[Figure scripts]
######

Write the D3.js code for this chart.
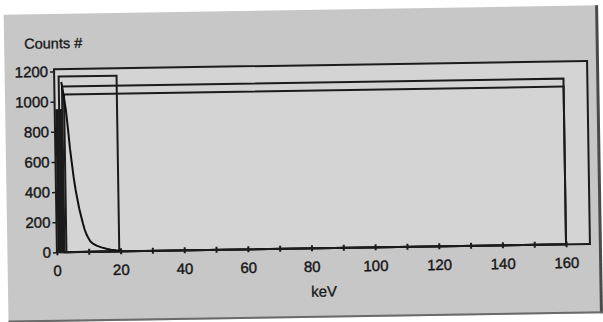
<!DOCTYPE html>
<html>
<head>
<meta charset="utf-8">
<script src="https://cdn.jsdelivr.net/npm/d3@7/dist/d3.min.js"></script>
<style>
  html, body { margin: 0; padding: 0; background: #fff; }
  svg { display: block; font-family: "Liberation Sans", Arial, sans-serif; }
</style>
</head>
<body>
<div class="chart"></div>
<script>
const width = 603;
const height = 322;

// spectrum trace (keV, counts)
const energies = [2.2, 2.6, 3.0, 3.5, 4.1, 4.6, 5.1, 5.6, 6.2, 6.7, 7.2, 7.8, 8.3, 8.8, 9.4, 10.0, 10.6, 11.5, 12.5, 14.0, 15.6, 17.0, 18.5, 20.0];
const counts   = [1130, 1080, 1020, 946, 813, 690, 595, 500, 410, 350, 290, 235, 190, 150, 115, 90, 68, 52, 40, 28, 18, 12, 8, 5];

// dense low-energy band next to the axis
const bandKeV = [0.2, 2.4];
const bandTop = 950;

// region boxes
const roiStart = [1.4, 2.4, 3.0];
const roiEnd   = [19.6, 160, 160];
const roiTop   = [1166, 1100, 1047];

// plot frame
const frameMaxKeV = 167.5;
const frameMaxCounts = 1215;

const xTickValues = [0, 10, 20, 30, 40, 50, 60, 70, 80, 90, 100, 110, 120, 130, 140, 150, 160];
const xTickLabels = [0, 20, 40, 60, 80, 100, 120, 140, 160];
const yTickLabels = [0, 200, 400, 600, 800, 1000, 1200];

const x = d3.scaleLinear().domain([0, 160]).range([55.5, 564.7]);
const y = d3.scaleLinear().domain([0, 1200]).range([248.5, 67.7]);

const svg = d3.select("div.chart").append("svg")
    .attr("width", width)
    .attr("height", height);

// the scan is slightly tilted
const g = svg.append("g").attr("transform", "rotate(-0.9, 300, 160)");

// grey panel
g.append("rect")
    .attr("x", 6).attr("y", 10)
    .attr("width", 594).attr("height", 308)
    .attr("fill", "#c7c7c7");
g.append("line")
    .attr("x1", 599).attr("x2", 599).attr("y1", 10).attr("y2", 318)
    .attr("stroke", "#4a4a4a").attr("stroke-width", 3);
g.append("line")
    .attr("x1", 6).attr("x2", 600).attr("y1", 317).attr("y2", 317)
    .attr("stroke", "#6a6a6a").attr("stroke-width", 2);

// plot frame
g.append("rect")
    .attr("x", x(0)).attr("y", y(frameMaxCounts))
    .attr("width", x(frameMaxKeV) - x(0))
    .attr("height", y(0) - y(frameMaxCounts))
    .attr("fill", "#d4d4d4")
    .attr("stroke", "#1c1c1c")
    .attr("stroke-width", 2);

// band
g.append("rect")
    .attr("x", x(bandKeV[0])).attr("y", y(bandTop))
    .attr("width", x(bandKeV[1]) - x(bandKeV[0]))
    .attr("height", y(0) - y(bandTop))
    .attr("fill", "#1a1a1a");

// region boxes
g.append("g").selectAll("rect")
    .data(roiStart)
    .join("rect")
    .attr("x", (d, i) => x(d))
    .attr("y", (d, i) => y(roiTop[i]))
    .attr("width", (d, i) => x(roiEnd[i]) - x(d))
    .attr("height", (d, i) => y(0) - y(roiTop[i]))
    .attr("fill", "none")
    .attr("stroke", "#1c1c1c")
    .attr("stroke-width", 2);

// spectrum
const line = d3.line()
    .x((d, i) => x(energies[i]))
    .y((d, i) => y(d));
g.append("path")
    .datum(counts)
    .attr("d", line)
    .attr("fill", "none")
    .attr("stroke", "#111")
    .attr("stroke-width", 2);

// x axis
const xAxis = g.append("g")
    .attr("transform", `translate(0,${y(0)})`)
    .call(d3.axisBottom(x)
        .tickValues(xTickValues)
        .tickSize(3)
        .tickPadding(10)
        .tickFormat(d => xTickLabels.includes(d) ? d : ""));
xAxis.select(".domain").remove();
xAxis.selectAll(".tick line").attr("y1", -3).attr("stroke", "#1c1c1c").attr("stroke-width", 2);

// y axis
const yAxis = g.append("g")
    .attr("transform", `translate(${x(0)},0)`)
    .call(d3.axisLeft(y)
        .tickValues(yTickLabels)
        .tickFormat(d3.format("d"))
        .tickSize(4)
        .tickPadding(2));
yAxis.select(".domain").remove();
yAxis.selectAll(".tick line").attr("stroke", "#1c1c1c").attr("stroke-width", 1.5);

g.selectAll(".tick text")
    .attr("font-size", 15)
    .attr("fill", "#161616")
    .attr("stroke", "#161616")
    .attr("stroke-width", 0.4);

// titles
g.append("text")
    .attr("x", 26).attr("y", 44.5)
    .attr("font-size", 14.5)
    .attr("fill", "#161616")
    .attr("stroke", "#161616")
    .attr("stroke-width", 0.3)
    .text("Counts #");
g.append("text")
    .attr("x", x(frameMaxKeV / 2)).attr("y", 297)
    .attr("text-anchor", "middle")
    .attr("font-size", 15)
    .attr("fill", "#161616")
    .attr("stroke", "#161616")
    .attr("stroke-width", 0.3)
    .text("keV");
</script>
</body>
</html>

######

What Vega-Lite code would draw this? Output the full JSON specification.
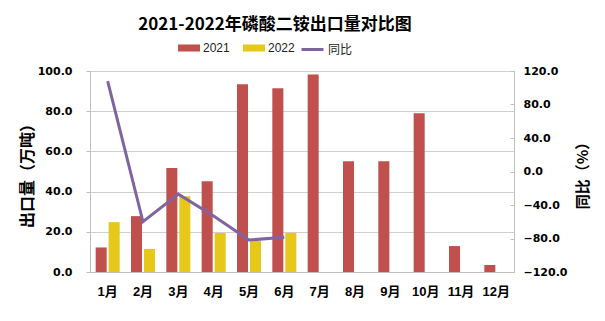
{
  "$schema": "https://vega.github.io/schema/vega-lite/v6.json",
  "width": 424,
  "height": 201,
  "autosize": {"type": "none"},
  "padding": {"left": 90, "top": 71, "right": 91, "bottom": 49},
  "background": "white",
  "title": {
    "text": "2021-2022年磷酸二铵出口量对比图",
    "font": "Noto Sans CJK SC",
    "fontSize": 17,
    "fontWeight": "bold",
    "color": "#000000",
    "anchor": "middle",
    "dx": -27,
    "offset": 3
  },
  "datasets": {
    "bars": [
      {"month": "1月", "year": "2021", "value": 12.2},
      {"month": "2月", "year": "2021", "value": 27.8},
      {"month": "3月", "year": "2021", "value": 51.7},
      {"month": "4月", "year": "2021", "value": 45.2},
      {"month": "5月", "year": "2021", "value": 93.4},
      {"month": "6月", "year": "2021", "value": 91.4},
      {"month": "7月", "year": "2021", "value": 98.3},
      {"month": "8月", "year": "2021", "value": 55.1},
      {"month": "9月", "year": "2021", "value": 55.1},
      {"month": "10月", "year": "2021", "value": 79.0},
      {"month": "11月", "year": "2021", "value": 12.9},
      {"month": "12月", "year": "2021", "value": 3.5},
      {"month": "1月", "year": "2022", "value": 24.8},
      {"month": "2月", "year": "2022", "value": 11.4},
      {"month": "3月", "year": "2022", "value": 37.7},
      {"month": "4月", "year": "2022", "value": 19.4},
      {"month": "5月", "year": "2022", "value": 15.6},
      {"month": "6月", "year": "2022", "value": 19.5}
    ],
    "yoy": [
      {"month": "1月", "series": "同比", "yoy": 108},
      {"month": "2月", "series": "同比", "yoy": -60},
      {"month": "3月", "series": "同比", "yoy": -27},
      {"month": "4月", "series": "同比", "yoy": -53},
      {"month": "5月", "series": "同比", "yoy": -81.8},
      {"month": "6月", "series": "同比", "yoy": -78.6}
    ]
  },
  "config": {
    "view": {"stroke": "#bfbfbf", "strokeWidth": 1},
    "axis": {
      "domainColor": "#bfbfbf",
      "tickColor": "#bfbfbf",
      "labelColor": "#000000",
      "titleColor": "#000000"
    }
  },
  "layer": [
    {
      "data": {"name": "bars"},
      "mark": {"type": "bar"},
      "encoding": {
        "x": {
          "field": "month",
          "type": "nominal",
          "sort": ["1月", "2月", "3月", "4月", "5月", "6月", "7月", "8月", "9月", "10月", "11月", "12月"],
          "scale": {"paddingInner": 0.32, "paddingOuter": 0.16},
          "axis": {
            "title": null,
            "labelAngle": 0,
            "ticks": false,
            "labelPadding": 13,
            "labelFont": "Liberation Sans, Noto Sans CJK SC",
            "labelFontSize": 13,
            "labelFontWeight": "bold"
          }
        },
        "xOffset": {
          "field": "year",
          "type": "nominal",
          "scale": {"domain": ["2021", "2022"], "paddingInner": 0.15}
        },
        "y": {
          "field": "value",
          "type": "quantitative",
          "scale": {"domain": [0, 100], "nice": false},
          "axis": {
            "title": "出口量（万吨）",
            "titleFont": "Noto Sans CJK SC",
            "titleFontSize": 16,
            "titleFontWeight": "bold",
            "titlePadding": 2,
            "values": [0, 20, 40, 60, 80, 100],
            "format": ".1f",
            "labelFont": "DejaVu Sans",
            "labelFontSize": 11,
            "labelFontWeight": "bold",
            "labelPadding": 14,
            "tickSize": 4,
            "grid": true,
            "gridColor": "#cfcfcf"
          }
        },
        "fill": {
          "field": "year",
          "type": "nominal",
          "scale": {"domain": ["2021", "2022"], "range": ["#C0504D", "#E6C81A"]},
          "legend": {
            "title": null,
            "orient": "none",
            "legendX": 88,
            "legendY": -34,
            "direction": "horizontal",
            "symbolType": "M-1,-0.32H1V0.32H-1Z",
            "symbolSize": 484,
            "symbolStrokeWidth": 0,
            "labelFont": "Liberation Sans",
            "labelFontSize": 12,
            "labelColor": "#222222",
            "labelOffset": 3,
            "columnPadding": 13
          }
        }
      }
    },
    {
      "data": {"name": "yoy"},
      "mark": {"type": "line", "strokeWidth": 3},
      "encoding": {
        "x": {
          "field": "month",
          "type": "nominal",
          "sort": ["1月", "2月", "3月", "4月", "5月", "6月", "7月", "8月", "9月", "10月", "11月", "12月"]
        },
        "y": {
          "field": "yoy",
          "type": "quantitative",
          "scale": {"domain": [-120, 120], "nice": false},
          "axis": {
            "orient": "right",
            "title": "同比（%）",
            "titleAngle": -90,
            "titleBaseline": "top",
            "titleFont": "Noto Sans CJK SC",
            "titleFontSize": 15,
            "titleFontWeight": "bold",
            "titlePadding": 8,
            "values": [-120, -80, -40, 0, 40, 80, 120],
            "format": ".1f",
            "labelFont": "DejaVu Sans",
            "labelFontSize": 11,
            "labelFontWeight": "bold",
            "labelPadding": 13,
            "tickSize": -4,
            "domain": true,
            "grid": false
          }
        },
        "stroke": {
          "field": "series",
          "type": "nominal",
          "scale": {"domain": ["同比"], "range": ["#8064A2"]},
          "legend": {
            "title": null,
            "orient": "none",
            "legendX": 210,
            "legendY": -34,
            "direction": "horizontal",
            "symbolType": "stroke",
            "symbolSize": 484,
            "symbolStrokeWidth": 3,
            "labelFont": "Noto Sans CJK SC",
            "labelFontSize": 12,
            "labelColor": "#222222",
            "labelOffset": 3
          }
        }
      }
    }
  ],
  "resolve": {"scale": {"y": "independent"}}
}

######

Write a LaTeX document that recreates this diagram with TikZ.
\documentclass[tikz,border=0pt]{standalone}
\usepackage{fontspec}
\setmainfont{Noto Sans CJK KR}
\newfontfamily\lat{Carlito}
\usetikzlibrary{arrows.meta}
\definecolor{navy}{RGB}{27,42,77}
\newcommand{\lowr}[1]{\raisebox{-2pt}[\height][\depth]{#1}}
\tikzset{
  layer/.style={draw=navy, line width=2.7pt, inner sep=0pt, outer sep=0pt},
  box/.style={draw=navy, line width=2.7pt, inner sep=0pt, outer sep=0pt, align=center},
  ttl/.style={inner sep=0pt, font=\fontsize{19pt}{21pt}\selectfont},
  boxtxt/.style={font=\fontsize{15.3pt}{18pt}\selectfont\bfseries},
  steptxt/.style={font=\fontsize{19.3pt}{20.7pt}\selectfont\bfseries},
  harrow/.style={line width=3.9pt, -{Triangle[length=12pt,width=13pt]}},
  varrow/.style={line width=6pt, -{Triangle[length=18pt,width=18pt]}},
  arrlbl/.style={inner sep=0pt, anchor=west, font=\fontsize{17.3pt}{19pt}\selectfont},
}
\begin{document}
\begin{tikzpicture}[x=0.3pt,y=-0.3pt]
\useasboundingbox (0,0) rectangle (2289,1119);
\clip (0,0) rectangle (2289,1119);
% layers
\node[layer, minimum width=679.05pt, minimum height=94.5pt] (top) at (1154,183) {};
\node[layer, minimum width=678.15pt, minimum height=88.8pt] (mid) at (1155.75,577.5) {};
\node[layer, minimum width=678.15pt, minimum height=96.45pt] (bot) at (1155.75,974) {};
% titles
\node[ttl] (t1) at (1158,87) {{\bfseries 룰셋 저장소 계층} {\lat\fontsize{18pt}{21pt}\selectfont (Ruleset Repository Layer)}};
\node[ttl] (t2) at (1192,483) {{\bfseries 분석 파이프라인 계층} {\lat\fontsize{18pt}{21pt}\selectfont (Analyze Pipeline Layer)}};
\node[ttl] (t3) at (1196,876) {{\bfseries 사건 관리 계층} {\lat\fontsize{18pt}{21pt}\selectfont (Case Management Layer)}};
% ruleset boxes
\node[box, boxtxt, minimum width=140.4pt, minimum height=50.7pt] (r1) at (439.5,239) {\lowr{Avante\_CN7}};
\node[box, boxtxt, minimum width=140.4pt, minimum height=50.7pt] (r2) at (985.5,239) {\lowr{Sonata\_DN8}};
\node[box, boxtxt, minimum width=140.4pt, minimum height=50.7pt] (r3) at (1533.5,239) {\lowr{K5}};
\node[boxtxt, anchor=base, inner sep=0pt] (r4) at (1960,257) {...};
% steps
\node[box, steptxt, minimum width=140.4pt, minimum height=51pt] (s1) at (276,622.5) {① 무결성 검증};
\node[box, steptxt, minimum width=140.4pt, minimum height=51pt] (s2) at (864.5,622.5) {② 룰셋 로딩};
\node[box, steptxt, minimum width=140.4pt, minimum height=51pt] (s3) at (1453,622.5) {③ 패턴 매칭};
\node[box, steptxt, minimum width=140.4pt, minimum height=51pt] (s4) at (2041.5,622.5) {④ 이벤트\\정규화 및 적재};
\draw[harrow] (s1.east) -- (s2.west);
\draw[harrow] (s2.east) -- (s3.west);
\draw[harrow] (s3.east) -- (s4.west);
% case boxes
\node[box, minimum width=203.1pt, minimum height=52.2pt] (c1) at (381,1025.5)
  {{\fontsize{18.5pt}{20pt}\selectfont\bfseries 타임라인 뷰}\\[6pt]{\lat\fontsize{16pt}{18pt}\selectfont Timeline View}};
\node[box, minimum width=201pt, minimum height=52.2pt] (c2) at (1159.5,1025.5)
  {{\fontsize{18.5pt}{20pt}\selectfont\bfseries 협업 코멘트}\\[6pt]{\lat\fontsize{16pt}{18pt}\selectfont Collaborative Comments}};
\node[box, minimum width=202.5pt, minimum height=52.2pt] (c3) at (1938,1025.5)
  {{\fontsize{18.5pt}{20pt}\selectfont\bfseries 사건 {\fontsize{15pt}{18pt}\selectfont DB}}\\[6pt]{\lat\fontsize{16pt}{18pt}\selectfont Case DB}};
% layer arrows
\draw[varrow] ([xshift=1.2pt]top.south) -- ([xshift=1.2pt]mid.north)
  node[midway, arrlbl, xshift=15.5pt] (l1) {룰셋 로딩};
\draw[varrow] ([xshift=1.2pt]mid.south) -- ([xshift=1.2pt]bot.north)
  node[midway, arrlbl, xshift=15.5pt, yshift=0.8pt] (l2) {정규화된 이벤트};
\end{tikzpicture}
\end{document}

######

## Task directions:
In the records, locate each line holding the string "Write" and copy it.

## Full answer:
Write the D3.js code for this chart.
Write a LaTeX document that recreates this diagram with TikZ.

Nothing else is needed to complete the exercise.